◆ **TO BE DONE**
What is the count of lines in the listing below that hold the string "diagram"? Reply with that number alone.

◆ **RECORDS FOR PROCESSING**
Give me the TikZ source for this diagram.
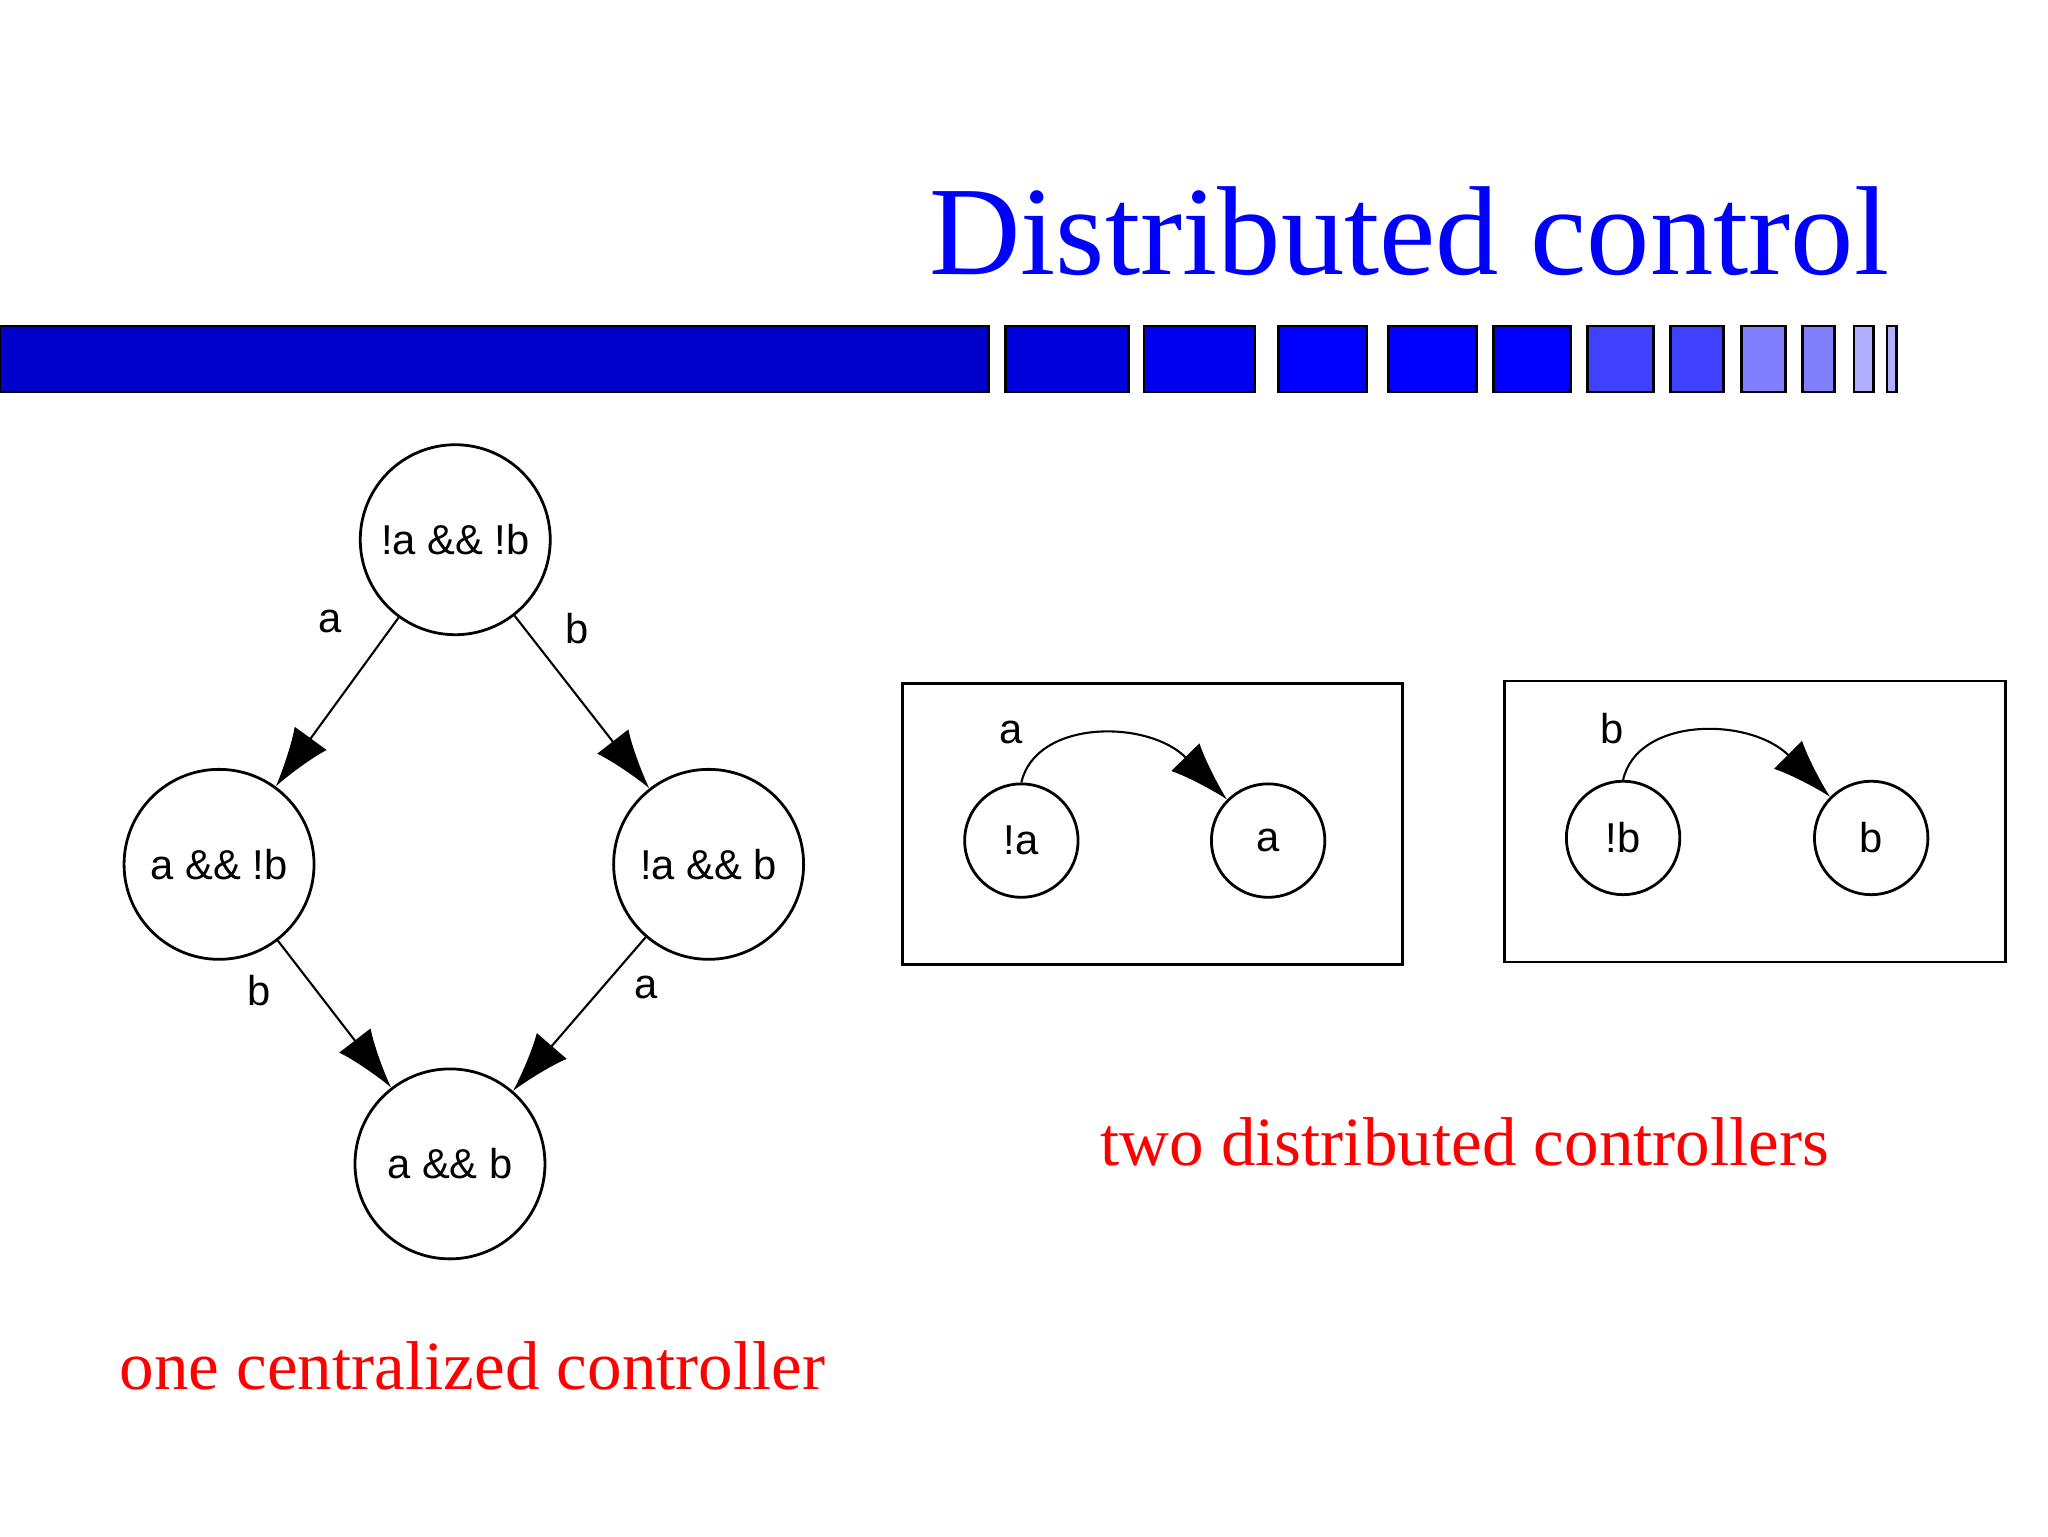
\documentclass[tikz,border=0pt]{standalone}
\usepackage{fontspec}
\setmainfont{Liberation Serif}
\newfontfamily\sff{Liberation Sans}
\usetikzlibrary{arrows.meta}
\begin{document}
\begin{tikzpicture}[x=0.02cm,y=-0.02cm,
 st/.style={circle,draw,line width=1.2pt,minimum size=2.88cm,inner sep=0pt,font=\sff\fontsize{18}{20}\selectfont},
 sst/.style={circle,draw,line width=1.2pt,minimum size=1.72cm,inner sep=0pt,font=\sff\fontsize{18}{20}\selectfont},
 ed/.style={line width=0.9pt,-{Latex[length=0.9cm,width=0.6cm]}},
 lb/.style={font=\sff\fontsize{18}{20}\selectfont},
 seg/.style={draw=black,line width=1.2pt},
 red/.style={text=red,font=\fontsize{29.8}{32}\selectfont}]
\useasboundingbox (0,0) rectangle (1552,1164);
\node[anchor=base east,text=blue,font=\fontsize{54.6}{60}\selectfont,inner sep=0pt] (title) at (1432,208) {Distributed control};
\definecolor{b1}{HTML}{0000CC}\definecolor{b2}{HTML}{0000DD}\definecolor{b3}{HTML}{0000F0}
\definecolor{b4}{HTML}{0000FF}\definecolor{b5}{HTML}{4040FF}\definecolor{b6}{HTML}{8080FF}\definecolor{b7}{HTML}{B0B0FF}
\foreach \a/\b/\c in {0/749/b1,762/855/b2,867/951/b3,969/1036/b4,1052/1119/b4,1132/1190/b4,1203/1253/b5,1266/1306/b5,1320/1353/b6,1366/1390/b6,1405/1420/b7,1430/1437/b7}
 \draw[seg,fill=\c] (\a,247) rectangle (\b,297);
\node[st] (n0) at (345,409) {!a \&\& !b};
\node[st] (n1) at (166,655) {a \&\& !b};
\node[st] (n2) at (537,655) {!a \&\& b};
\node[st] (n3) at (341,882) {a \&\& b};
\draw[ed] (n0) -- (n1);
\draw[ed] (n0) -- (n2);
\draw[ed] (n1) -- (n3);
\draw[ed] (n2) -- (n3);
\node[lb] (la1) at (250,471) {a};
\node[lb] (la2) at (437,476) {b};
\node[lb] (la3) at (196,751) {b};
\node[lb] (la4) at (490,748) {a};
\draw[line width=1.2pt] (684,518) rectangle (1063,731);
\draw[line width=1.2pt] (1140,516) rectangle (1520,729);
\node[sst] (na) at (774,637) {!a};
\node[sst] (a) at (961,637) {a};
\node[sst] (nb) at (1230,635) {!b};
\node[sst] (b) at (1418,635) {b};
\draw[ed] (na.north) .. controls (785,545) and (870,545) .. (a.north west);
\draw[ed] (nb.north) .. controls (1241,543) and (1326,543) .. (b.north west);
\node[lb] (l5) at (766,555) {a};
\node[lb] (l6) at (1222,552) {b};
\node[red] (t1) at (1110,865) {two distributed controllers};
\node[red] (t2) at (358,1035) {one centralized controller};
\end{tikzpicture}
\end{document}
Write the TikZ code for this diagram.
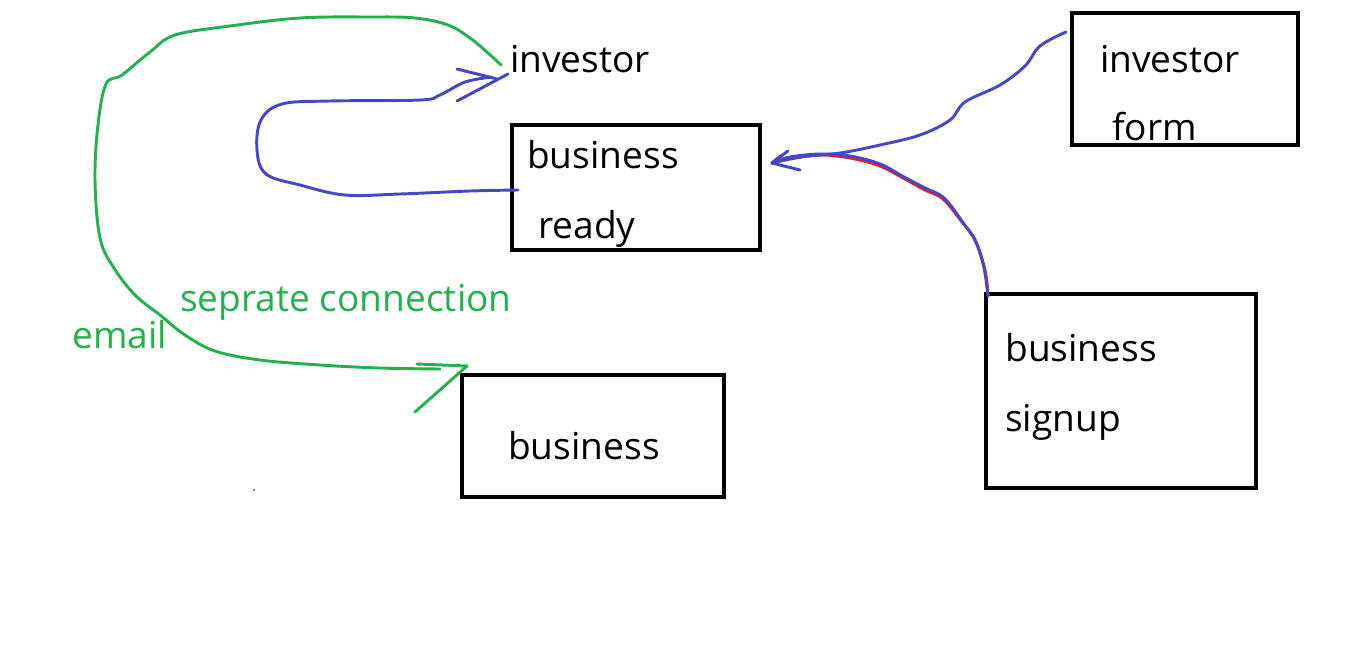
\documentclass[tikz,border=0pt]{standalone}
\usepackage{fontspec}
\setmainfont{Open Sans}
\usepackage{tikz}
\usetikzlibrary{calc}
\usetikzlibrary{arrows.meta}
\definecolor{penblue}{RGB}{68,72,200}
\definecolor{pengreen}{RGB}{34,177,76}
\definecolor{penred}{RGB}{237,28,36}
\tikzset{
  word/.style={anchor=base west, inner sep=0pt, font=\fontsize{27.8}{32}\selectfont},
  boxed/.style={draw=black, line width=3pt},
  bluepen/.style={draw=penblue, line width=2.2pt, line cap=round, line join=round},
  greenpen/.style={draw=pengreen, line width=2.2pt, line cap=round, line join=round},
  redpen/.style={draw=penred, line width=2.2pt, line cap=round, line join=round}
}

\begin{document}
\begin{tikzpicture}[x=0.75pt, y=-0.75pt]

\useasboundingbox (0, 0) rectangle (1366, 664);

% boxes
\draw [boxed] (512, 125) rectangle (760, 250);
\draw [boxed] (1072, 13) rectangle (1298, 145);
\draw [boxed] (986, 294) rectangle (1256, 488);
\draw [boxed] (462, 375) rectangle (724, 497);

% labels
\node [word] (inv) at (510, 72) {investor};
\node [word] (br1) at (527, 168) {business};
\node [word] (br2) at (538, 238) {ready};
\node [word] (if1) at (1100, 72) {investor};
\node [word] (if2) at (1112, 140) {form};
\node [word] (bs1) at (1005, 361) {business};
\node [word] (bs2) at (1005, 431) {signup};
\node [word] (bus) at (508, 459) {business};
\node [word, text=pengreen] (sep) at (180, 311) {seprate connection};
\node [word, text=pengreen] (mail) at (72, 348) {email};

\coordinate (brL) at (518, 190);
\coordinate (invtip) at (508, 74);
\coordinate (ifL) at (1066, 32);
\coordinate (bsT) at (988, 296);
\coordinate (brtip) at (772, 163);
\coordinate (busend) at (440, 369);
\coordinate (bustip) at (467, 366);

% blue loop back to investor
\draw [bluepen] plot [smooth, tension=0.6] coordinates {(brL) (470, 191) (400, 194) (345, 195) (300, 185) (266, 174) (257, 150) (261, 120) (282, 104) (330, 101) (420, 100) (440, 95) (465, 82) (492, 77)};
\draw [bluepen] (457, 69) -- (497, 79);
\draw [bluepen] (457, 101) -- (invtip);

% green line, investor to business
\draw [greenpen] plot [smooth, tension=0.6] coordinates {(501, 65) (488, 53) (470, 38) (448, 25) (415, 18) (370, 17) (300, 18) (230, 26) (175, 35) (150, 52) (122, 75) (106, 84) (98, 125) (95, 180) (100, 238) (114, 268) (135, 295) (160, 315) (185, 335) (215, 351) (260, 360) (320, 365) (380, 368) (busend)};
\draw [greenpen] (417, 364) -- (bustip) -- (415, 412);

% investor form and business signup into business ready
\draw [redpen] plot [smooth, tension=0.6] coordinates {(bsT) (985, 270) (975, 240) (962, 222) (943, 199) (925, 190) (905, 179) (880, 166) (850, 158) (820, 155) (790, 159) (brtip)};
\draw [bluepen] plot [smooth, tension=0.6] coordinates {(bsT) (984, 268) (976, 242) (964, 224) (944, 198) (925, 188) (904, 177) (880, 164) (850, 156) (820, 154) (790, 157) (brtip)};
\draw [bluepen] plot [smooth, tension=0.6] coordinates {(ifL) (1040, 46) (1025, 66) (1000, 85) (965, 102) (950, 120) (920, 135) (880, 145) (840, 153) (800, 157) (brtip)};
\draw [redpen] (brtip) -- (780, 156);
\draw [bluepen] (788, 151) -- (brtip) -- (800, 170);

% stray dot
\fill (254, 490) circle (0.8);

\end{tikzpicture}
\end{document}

◆ **EXERCISE RESPONSE**
2